Gorillas: The Writing on the Wall
A few months ago, The Information reported that:
"Gorillas told investors that its contribution margin for each warehouse—a measure of profitability that includes only the wholesale cost of goods it sells, driver pay, warehouse staff pay, warehouse rent, packaging, and credit-card fees—would be 1.1% of revenue assuming the company reached 1,100 orders from each warehouse every day."
This is a very thin margin. Gorillas told investors it roughly had only 260 daily orders from each warehouse in May and hoped to surpass 450 daily orders per warehouse by December. In other words. Even at scale, it will barely be profitable. And the scale needed is not trivial.
What do you do until you scale? You spend or waste money.
The problem for both of these firms is that the race to acquire customers by spending money (given the competitive nature of these industries) and then spending more money on serving them (given how inefficient and under-scaled they are) would only make sense if this were a winner-takes-all market.
But it’s not. I don’t see one firm winning all customers (or even the majority) for fast delivery even within a specific geographical area.
I continue to be reluctant to consider either firm in the premature scaling stage. Both are working in a challenging sector that requires making many hard choices.
But at this stage, the signs are not very promising for Gorillas.
Returning to where I started (trying to understand the main reason for Gorillas’ decision to stop its expansion), I think operating a hyper-fast delivery service in the US is more complicated than in Europe, primarily due to wider variety and lack of density. This requires spending even more money on the back end, compared to Europe.
But, I am still a big believer in the need of this 15-minute industry to solve the problem with e-grocers: they are just not convenient enough.

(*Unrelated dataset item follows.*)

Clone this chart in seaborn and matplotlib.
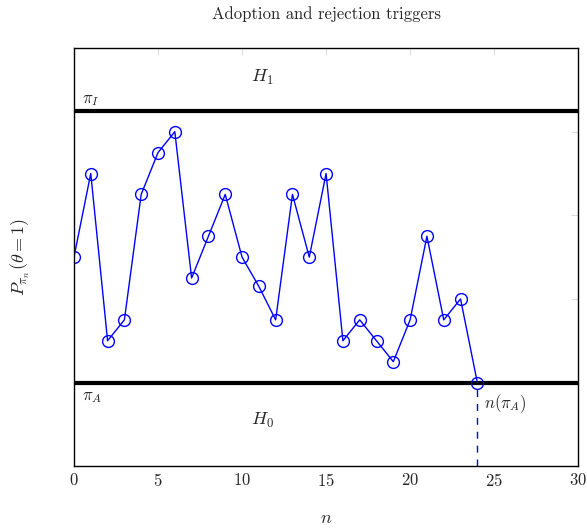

However, the path is much harder than it seems. Solving the issues discussed in this article, from food waste to fraud, requires scaling and learning. Whether this is Blitz or Premature is only a question of who is winning or losing. “History is written by the Victors” (and no, Churchill was not the one who coined this phrase).
Really interesting article Gad thank you! The ironic aspect in this story for me is that speed compromised speed. The stop, start nature of this will no doubt cost time and, potential market position. Even if they can reset, revaluate and get going again.
Am wondering whether the "seam" between efficiency and scale is an area that could do with more research leading to a more repeatable approach for scale-ups...
It makes sense that if the market is "a winner-takes-all market", a startup can take a speed-first strategy. However, if the moat is relatively shallow, how much impact does this one-time dominance bring to the company?